=== Task material ===
----

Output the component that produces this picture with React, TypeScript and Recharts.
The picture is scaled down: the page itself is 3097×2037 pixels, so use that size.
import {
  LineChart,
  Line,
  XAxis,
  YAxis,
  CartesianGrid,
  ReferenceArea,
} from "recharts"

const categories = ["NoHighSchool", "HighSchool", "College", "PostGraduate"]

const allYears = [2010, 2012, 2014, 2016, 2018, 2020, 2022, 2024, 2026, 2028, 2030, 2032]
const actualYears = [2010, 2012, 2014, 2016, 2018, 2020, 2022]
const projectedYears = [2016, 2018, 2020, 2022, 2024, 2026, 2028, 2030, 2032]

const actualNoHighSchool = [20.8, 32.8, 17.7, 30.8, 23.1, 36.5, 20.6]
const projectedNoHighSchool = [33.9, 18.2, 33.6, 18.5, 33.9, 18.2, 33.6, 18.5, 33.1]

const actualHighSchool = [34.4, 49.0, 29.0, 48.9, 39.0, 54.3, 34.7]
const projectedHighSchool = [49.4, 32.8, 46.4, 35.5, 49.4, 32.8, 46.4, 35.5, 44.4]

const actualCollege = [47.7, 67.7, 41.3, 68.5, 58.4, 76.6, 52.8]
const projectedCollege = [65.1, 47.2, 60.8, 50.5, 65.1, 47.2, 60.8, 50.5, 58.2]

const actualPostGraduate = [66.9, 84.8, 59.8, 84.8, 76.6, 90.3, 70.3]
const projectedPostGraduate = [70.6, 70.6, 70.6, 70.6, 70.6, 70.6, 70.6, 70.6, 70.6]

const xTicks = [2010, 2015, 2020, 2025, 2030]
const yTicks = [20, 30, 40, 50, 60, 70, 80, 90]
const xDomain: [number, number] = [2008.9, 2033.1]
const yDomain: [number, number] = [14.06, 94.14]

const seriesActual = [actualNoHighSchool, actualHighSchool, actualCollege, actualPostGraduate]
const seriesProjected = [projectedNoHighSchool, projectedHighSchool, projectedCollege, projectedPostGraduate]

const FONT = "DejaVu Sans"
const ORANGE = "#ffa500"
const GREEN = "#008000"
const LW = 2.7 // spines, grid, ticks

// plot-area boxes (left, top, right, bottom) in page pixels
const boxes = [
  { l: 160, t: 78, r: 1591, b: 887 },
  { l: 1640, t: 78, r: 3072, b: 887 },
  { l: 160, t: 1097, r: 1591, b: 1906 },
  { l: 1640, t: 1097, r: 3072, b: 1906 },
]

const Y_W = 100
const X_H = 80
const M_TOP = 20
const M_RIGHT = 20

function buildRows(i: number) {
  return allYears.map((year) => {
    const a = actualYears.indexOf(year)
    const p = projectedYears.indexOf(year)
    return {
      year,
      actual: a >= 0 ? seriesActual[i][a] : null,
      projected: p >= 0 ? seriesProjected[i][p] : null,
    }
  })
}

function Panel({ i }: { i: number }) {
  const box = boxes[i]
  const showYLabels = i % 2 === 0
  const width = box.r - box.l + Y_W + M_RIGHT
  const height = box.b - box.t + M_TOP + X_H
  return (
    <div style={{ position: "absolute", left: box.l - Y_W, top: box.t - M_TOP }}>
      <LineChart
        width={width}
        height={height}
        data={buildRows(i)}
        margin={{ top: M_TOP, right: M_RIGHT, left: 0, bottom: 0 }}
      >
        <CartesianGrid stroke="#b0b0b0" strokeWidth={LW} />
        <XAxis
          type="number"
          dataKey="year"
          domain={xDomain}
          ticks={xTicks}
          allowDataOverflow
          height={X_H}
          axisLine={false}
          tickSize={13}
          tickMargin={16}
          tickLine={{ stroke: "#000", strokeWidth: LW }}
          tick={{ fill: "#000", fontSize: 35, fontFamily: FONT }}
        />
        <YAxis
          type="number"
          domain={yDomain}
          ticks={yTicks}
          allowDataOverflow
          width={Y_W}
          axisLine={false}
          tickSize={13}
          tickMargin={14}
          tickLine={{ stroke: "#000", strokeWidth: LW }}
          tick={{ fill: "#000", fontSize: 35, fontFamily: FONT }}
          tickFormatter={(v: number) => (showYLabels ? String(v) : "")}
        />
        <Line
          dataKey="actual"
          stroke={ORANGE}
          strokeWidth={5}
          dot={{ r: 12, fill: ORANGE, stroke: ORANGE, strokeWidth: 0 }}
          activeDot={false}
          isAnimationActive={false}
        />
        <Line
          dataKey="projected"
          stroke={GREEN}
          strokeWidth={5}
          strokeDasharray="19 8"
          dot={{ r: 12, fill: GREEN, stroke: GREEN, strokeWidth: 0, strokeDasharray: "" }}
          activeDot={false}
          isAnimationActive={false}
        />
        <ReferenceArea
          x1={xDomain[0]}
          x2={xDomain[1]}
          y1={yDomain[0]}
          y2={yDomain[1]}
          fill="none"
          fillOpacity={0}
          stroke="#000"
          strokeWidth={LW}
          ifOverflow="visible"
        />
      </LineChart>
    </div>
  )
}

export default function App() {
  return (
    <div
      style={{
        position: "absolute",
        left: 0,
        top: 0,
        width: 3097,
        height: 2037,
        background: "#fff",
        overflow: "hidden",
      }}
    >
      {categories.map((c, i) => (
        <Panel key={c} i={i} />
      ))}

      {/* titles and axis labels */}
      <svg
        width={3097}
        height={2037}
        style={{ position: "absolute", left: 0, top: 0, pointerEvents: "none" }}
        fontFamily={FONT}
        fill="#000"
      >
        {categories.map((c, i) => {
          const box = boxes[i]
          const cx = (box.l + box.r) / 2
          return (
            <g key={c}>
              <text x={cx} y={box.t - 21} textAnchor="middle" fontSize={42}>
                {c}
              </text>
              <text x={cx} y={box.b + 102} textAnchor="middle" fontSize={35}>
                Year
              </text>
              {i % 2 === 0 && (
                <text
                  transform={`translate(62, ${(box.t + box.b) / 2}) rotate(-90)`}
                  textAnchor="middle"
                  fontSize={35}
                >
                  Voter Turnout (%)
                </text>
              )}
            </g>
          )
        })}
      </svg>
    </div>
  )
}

----

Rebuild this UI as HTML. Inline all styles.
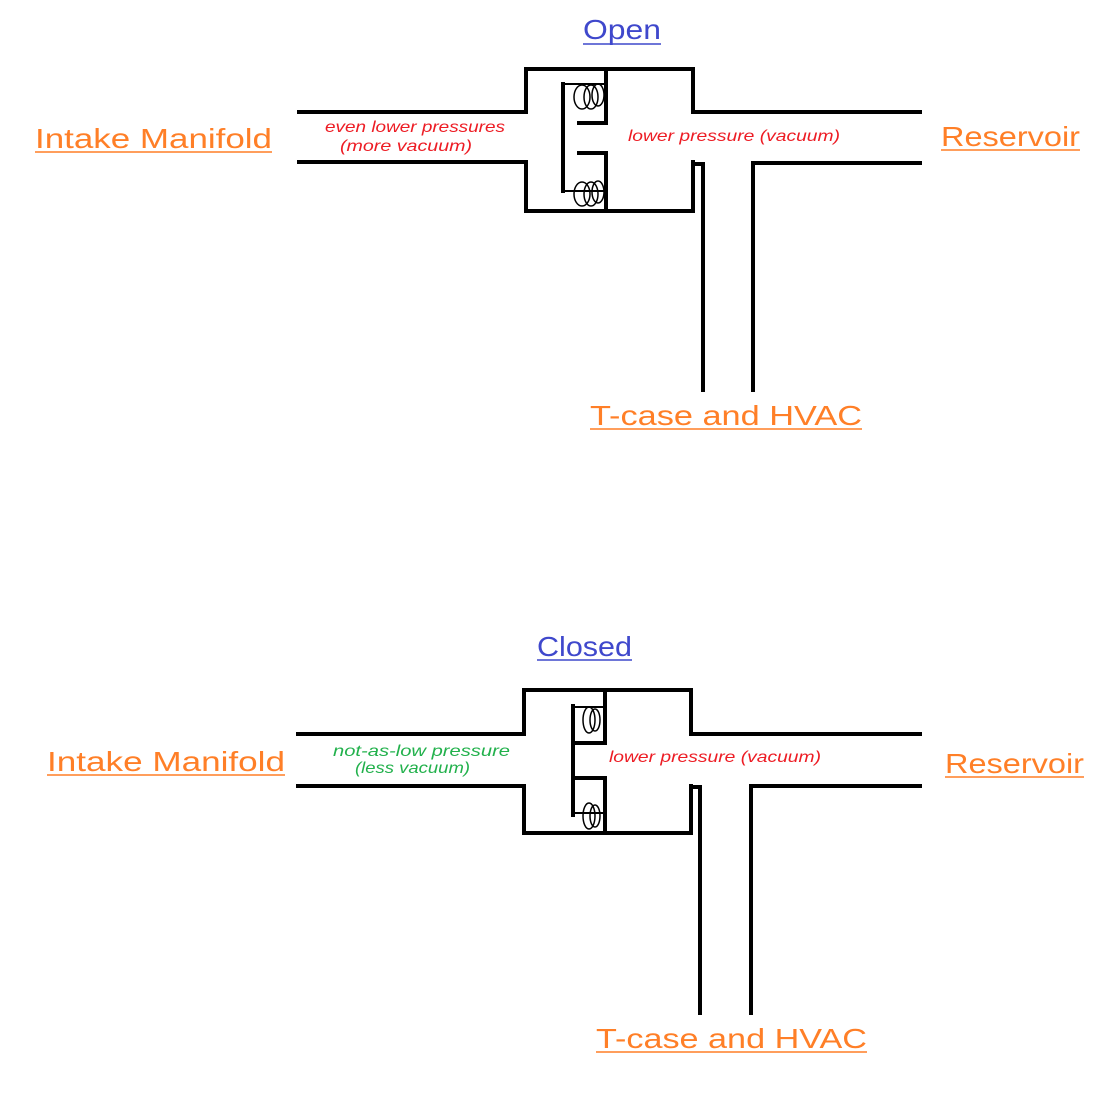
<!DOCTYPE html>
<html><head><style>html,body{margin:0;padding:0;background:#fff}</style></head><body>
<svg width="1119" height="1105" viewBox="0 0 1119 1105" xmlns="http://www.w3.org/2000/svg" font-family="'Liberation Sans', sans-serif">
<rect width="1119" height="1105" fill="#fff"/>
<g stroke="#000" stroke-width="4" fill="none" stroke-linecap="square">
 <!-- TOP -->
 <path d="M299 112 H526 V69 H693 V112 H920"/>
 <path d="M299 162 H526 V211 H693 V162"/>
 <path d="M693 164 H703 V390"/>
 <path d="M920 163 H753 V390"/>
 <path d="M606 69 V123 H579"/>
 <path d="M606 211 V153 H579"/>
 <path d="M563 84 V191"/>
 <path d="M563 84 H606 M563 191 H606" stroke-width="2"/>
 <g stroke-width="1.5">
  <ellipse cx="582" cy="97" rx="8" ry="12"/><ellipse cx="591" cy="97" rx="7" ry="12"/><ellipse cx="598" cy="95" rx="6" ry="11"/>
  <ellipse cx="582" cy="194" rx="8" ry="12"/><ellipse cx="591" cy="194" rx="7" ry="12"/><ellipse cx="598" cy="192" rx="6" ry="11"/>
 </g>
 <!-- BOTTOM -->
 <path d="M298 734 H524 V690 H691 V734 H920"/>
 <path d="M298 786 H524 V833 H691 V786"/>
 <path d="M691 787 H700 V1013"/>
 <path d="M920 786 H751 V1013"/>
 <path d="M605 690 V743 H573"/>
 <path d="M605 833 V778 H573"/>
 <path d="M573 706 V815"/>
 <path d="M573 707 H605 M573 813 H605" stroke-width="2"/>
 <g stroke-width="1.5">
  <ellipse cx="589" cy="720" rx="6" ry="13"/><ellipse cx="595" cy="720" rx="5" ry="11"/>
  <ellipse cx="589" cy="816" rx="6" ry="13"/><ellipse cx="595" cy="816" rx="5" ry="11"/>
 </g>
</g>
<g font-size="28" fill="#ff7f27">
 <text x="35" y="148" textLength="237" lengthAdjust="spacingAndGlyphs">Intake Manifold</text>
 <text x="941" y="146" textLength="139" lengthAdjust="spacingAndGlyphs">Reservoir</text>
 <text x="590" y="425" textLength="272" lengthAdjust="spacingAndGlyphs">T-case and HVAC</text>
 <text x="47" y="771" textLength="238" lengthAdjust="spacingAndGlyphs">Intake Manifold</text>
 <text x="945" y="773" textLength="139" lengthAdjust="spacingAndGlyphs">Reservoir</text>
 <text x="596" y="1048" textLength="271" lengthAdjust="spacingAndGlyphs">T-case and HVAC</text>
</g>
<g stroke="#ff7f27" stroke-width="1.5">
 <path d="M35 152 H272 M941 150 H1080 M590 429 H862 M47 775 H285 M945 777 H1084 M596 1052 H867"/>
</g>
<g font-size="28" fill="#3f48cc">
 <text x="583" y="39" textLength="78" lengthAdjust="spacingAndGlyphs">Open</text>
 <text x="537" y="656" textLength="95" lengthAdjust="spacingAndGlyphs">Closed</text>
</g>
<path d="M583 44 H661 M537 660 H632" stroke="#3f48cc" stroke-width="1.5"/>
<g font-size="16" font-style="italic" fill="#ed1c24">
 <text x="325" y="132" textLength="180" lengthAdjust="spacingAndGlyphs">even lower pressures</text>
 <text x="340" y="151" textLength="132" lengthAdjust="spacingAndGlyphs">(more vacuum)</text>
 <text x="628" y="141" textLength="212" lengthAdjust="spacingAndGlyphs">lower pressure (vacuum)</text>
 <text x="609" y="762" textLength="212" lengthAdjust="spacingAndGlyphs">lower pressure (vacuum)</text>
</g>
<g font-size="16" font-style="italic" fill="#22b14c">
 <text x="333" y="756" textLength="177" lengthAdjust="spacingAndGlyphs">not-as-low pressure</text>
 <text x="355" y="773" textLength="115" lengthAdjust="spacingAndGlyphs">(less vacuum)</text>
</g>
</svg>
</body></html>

----

The lines to quote run from the one containing "Output the component" to the one containing "70.6, 70.6, 70.6]". Quote them exactly, with both of those lines, and nothing else.

=== Task answer ===
Output the component that produces this picture with React, TypeScript and Recharts.
The picture is scaled down: the page itself is 3097×2037 pixels, so use that size.
import {
  LineChart,
  Line,
  XAxis,
  YAxis,
  CartesianGrid,
  ReferenceArea,
} from "recharts"

const categories = ["NoHighSchool", "HighSchool", "College", "PostGraduate"]

const allYears = [2010, 2012, 2014, 2016, 2018, 2020, 2022, 2024, 2026, 2028, 2030, 2032]
const actualYears = [2010, 2012, 2014, 2016, 2018, 2020, 2022]
const projectedYears = [2016, 2018, 2020, 2022, 2024, 2026, 2028, 2030, 2032]

const actualNoHighSchool = [20.8, 32.8, 17.7, 30.8, 23.1, 36.5, 20.6]
const projectedNoHighSchool = [33.9, 18.2, 33.6, 18.5, 33.9, 18.2, 33.6, 18.5, 33.1]

const actualHighSchool = [34.4, 49.0, 29.0, 48.9, 39.0, 54.3, 34.7]
const projectedHighSchool = [49.4, 32.8, 46.4, 35.5, 49.4, 32.8, 46.4, 35.5, 44.4]

const actualCollege = [47.7, 67.7, 41.3, 68.5, 58.4, 76.6, 52.8]
const projectedCollege = [65.1, 47.2, 60.8, 50.5, 65.1, 47.2, 60.8, 50.5, 58.2]

const actualPostGraduate = [66.9, 84.8, 59.8, 84.8, 76.6, 90.3, 70.3]
const projectedPostGraduate = [70.6, 70.6, 70.6, 70.6, 70.6, 70.6, 70.6, 70.6, 70.6]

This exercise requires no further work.